Witold Gombrowicz ne fait pas de ce « traité de la réalité » un roman pontifiant, assommant ou abscons. Fragments de phrases, rythme impétueux, énergie pulsionnelle, débit saccadé, ça bouillonne et ça jaillit, c’est drôle et facétieux, et si pertinent soudain quand l’auteur creuse l’inconscient et la toute-puissance du désir. Ainsi, Witold ne comprend pas vraiment pourquoi il se focalise sur les bouches de la domestique et de la belle Léna, et sur les goûts les plus secrets de la jeune femme ; il ne saisit pas non plus tous les doubles sens sexuels qui émaillent ses élucubrations ni la violence de ses instincts muselés. Ce désordre intime trouvera un apaisement dans la seconde partie du roman, où il affrontera plus roué, plus averti, plus éveillé que lui, Léon, le père de Léna. Les deux hommes ont en commun un goût bien caché pour les plaisirs solitaires, « les péchés glissants et humides », alimentés par une imagination débordante dans le puritanisme d’une société hypocrite. Léon, qui manie aussi néologismes et jeux de langage avec délectation, va pousser le plus jeune à se découvrir, à parler, à admettre qui il est : comprendre ses désirs en associant des mots et des images (vous avez dit psychanalyse ?) pour les assouvir ensuite librement, c’est aussi mettre de l’ordre dans sa propre confusion mentale, – même si glisser ses doigts entre les mâchoires contractées d’un pendu dans un substitut de coït nécrophile reste un brin pervers…

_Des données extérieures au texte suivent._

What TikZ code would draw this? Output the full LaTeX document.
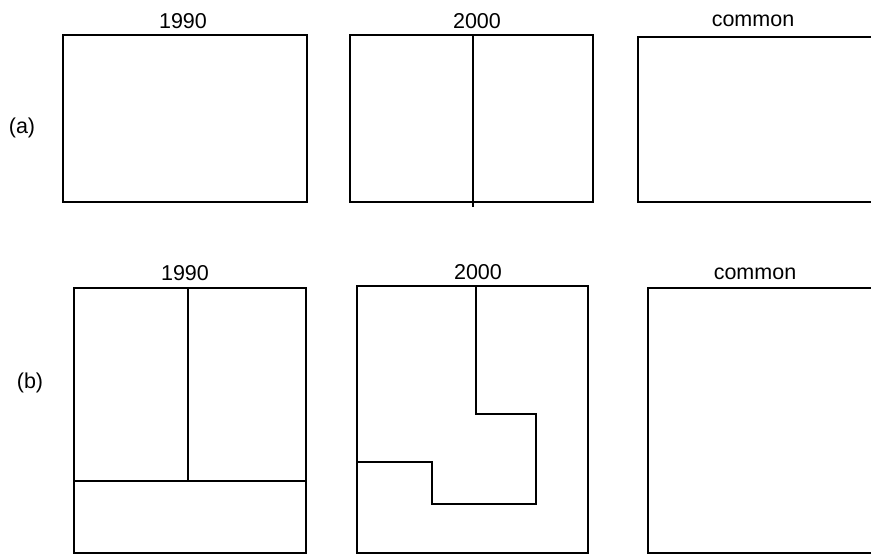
\documentclass[tikz,border=0pt]{standalone}
\usepackage{fontspec}
\setmainfont{Liberation Sans}
\tikzset{
  panel/.style={line width=1.8pt, line join=miter},
  split/.style={line width=1.8pt},
  caption/.style={font=\fontsize{21.5}{25}\selectfont, inner sep=0pt}
}
\begin{document}
\begin{tikzpicture}[x=1pt, y=-1pt]
			\useasboundingbox (0,0) rectangle (871,554);
			\clip (0,0) rectangle (871,554);
			% row (a)
			\node[caption] (rowa) at (22,128) {(a)};
			\node[caption] (a1990) at (183,21) {1990};
			\node[caption] (a2000) at (477,21) {2000};
			\node[caption] (acommon) at (753,21) {common};
			\draw[panel] (63,35) rectangle (307,202);
			\draw[panel] (350,35) rectangle (593,202);
			\draw[split] (473,35) -- (473,207);
			\draw[panel] (872,37) -- (638,37) -- (638,202) -- (872,202);
			% row (b)
			\node[caption] (rowb) at (30,383) {(b)};
			\node[caption] (b1990) at (185,273) {1990};
			\node[caption] (b2000) at (478,272) {2000};
			\node[caption] (bcommon) at (755,274) {common};
			\draw[panel] (74,288) rectangle (306,553);
			\draw[split] (188,288) -- (188,481);
			\draw[split] (74,481) -- (306,481);
			\draw[panel] (357,286) rectangle (588,553);
			\draw[split] (476,286) -- (476,414) -- (536,414) -- (536,504) -- (432,504) -- (432,462) -- (357,462);
			\draw[panel] (872,288) -- (648,288) -- (648,553) -- (872,553);
		\end{tikzpicture}
\end{document}
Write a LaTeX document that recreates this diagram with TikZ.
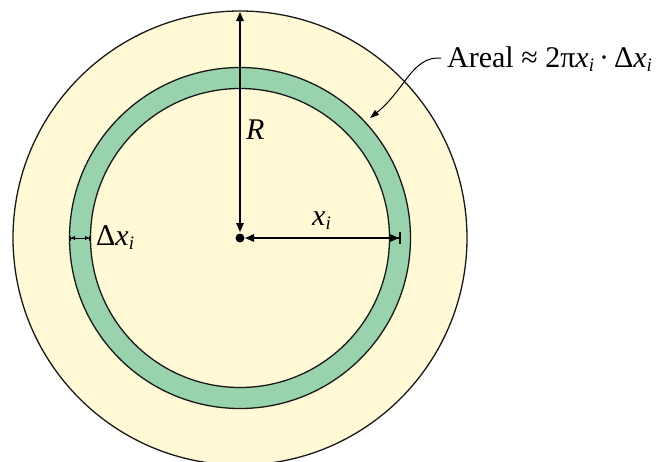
\documentclass[tikz,border=0pt]{standalone}
\usepackage{fontspec}
\setmainfont{Liberation Serif}
\newfontfamily\tnr{Liberation Serif}
\usetikzlibrary{arrows.meta}
\definecolor{cream}{RGB}{255,249,214}
\definecolor{ringgreen}{RGB}{152,211,174}
\newcommand{\subi}{\raisebox{-0.3ex}{\fontsize{19}{22}\selectfont\itshape i}}
\begin{document}
\begin{tikzpicture}[x=1pt,y=-1pt,
  circ/.style={line width=1.3pt,draw=black!90},
  arr/.style={line width=1.2pt,{Triangle[length=9pt,width=7.5pt]}-{Triangle[length=9pt,width=7.5pt]}},
  lbl/.style={font=\tnr\fontsize{30}{34}\selectfont,inner sep=0pt,anchor=base west}]
\useasboundingbox (0,0) rectangle (663,461);
\clip (0,0) rectangle (663,461);
\coordinate (O) at (240,238);
\coordinate (Rtop) at (240,12);
\coordinate (Rbot) at (240,232);
\coordinate (Xl) at (245,238);
\coordinate (Xr) at (401,238);
\coordinate (Dl) at (70,238);
\coordinate (Dr) at (90,238);
\filldraw[circ,fill=cream] (O) circle (227pt);
\fill[ringgreen,even odd rule] (O) circle (170.5pt) (O) circle (149.5pt);
\draw[circ] (O) circle (170.5pt);
\draw[circ] (O) circle (149.5pt);
\draw[arr] (Rbot) -- (Rtop);
\draw[line width=1.2pt,{Triangle[length=9pt,width=7.5pt]}-{Triangle[length=9pt,width=7.5pt] Bar[width=12pt,line width=2pt]}] (Xl) -- (Xr);
\fill (O) circle (4.5pt);
\draw[line width=1pt,{Bar[width=5pt] Triangle[length=4pt,width=4pt]}-{Triangle[length=4pt,width=4pt] Bar[width=5pt]}] (Dl) -- (Dr);
\node[lbl] (R) at (246,139) {\itshape R};
\node[lbl] (xi) at (312,225) {\itshape x\subi};
\node[lbl] (dxi) at (96,245) {Δ\itshape x\subi};
\node[lbl] (areal) at (447,67) {Areal ≈ 2π\textit{x}\subi\,·\,Δ\textit{x}\subi};
\coordinate (Astart) at (441,58);
\coordinate (Atip) at (370,118);
\draw[line width=1pt,-{Triangle[length=9pt,width=6pt]}] (Astart) .. controls (412,56) and (405,90) .. (Atip);
\end{tikzpicture}
\end{document}
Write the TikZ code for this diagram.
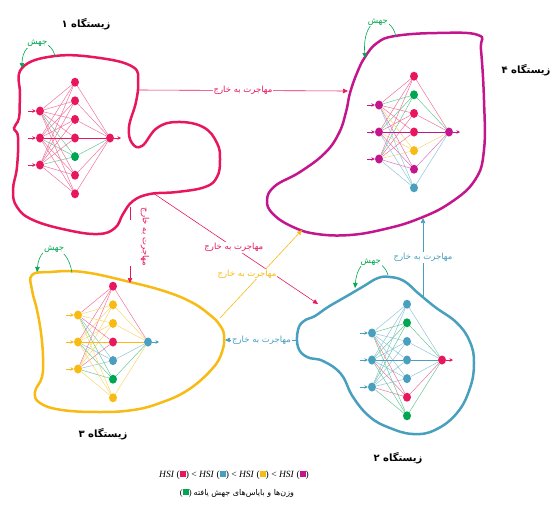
\documentclass[tikz,border=0pt]{standalone}
\usepackage{fontspec}
\usetikzlibrary{arrows.meta,shapes.geometric}
\TeXXeTstate=1
\newfontfamily\fafont[Script=Arabic]{DejaVu Sans}
\newfontfamily\hsifont{Liberation Serif}
\definecolor{habRed}{RGB}{232,23,93}
\definecolor{habMag}{RGB}{196,22,140}
\definecolor{habYel}{RGB}{247,187,20}
\definecolor{habBlue}{RGB}{72,160,190}
\definecolor{habGreen}{RGB}{0,166,81}
\newcommand{\fatext}[1]{{\fafont\beginR#1\endR}}
\newcommand{\sqbox}[1]{\textcolor{#1}{\rule[0.3pt]{6pt}{6pt}}}
% #1 prefix, #2 centre, #3 input colour, #4 hidden colours, #5 output colour
\newcommand{\habnet}[5]{%
  \begin{scope}[shift={#2}]
    \foreach \k in {1,2,3} {
      \coordinate (#1a\k) at (-47,{(\k-2)*27});
      \node[neuron, fill=#3] (#1i\k) at (-35,{(\k-2)*27}) {};
    }
    \foreach \col [count=\k] in {#4}
      \node[neuron, fill=\col] (#1h\k) at (0,{(\k-4)*18.6}) {};
    \node[neuron, fill=#5] (#1o) at (35,0) {};
    \coordinate (#1z) at (46,0);
  \end{scope}
  \foreach \col [count=\k] in {#4} {
    \foreach \j in {1,2,3}
      \draw[wire, draw=\col!60] (#1i\j) -- (#1h\k);
    \draw[wire, draw=\col!60] (#1h\k) -- (#1o);
  }
  \draw[wire, #3, line width=0.8pt] (#1i2) -- (#1h4) -- (#1o);
  \foreach \k in {1,2,3}
    \draw[feed, #3] (#1a\k) -- (#1i\k);
  \draw[feed, #5] (#1o) -- (#1z);
}

\begin{document}
\begin{tikzpicture}[x=1pt, y=-1pt,
    hab/.style={line width=2.5pt},
    neuron/.style={ellipse, minimum width=8pt, minimum height=9pt, inner sep=0pt},
    wire/.style={line width=0.5pt},
    feed/.style={line width=0.6pt, -{Stealth[length=3.5pt,width=3.5pt]}},
    mig/.style={line width=0.6pt, -{Triangle[length=5pt,width=4.5pt]}},
    mut/.style={habGreen, line width=0.6pt, -{Triangle[length=5pt,width=4.5pt]}},
    lbl/.style={fill=white, inner sep=1pt, font=\fontsize{8.5}{10}\selectfont},
    title/.style={font=\bfseries\fontsize{10}{12}\selectfont}
  ]
  \useasboundingbox (0,0) rectangle (555,509);

  % habitats
  \draw[hab, habRed] plot[smooth cycle, tension=0.7] coordinates {
    (22,68) (55,56) (100,58) (133,67) (138,82) (136,102) (129,127) (132,143)
    (142,146) (157,128) (177,122) (203,127) (217,143) (220,160) (217,177)
    (205,187) (177,192) (150,194) (133,201) (123,214) (115,228) (98,234)
    (67,230) (33,220) (17,207) (13,190) (17,167) (18,137) (14,128) (19,118) (20,95)};
  \draw[hab, habMag] plot[smooth cycle, tension=0.7] coordinates {
    (478,35) (437,33) (395,36) (377,43) (365,57) (357,73) (350,93) (346,112)
    (339,133) (325,153) (300,172) (275,186) (267,200) (273,214) (293,227)
    (317,234) (350,235) (385,229) (418,219) (450,203) (475,180) (484,150)
    (484,100) (481,50)};
  \draw[hab, habYel] plot[smooth cycle, tension=0.7] coordinates {
    (32,275) (50,272) (83,272) (130,282) (167,292) (193,303) (210,315)
    (219,324) (224,335) (222,352) (212,369) (188,390) (160,403) (133,410)
    (100,412) (62,410) (40,403) (35,392) (42,377) (43,357) (41,333) (37,310) (32,290)};
  \draw[hab, habBlue] plot[smooth cycle, tension=0.7] coordinates {
    (390,277) (404,281) (418,293) (435,307) (457,323) (470,342) (474,363)
    (470,388) (457,413) (435,430) (413,434) (390,428) (370,417) (353,397)
    (341,374) (323,361) (307,357) (298,347) (298,330) (304,321) (315,316)
    (328,307) (347,296) (364,286) (378,278)};

  \node[title] (t1) at (86,24) {\fatext{زیستگاه ۱}};
  \node[title, anchor=east] (t4) at (554,70) {\fatext{زیستگاه ۴}};
  \node[title] (t3) at (103,434) {\fatext{زیستگاه ۳}};
  \node[title] (t2) at (398,458) {\fatext{زیستگاه ۲}};

  % networks
  \habnet{a}{(75,138)}{habRed}{habRed,habRed,habRed,habRed,habGreen,habRed,habRed}{habRed}
  \habnet{d}{(414,132)}{habMag}{habRed,habGreen,habRed,habRed,habYel,habMag,habBlue}{habMag}
  \habnet{c}{(113,342)}{habYel}{habRed,habYel,habYel,habRed,habBlue,habGreen,habYel}{habBlue}
  \habnet{b}{(407,360)}{habBlue}{habBlue,habGreen,habBlue,habBlue,habBlue,habRed,habGreen}{habRed}

  % migration
  \coordinate (h1e) at (138,90);   \coordinate (h4w) at (348,91);
  \coordinate (h1s) at (153,193);  \coordinate (h2n) at (318,304);
  \coordinate (h1b) at (130,207);  \coordinate (v1) at (130,220);
  \coordinate (v2) at (130,266);   \coordinate (h3n) at (130,283);
  \coordinate (h3e) at (220,318);  \coordinate (h4s) at (302,230);
  \coordinate (h2t) at (423,297);  \coordinate (h4b) at (423,218);
  \coordinate (h2w) at (298,340);  \coordinate (h3r) at (225,340);

  \draw[mig, habRed] (h1e) -- node[lbl, text=habRed] (m14) {\fatext{مهاجرت به خارج}} (h4w);
  \draw[mig, habRed] (h1s) -- node[lbl, text=habRed, pos=0.49] (m12) {\fatext{مهاجرت به خارج}} (h2n);
  \draw[line width=0.6pt, habRed] (h1b) -- (v1);
  \draw[mig, habRed] (v2) -- (h3n);
  \node[lbl, text=habRed, rotate=-90] (m13) at (145,237) {\fatext{مهاجرت به خارج}};
  \draw[mig, habYel] (h3e) -- node[lbl, text=habYel, xshift=-14] (m34) {\fatext{مهاجرت به خارج}} (h4s);
  \draw[mig, habBlue] (h2t) -- node[lbl, text=habBlue] (m24) {\fatext{مهاجرت به خارج}} (h4b);
  \draw[mig, habBlue] (h2w) -- node[lbl, text=habBlue] (m23) {\fatext{مهاجرت به خارج}} (h3r);

  % mutation
  \draw[mut] (55,57) .. controls (52,36) and (22,38) .. node[lbl, text=habGreen] (j1) {\fatext{جهش}} (22,68);
  \draw[mut] (396,37) .. controls (392,14) and (362,12) .. node[lbl, text=habGreen] (j4) {\fatext{جهش}} (365,58);
  \draw[mut] (72,273) .. controls (68,243) and (40,240) .. node[lbl, text=habGreen] (j3) {\fatext{جهش}} (37,272);
  \draw[mut] (388,275) .. controls (383,258) and (358,252) .. node[lbl, text=habGreen] (j2) {\fatext{جهش}} (355,288);

  % legend
  \node (hsi) at (234,475) {\hsifont\fontsize{9.5}{11}\selectfont
    \textit{HSI} (\sqbox{habRed}) < \textit{HSI} (\sqbox{habBlue}) <
    \textit{HSI} (\sqbox{habYel}) < \textit{HSI} (\sqbox{habMag})};
  \node (mutleg) at (237,493) {\hsifont\fontsize{8.5}{10}\selectfont
    (\sqbox{habGreen})\ \fatext{\fontsize{8}{10}\selectfont وزن‌ها و بایاس‌های جهش یافته}};
\end{tikzpicture}
\end{document}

Compréhension de notre univers et de nous-même, Cosmos est aussi certainement l’expression de l’infortune de l’écrivain, toujours sollicité, toujours aux aguets, en éveil devant la masse de perceptions, d’émotions, de mots qui s’imposent à lui et qu’il doit ré-ordonner. L’écriture, pour apaiser le mental sur-actif, le trop plein de sensations, les angoisses, intégrer les joies extrêmes et les peines insondables : un “roman” qui n’a rien perdu de sa pertinence.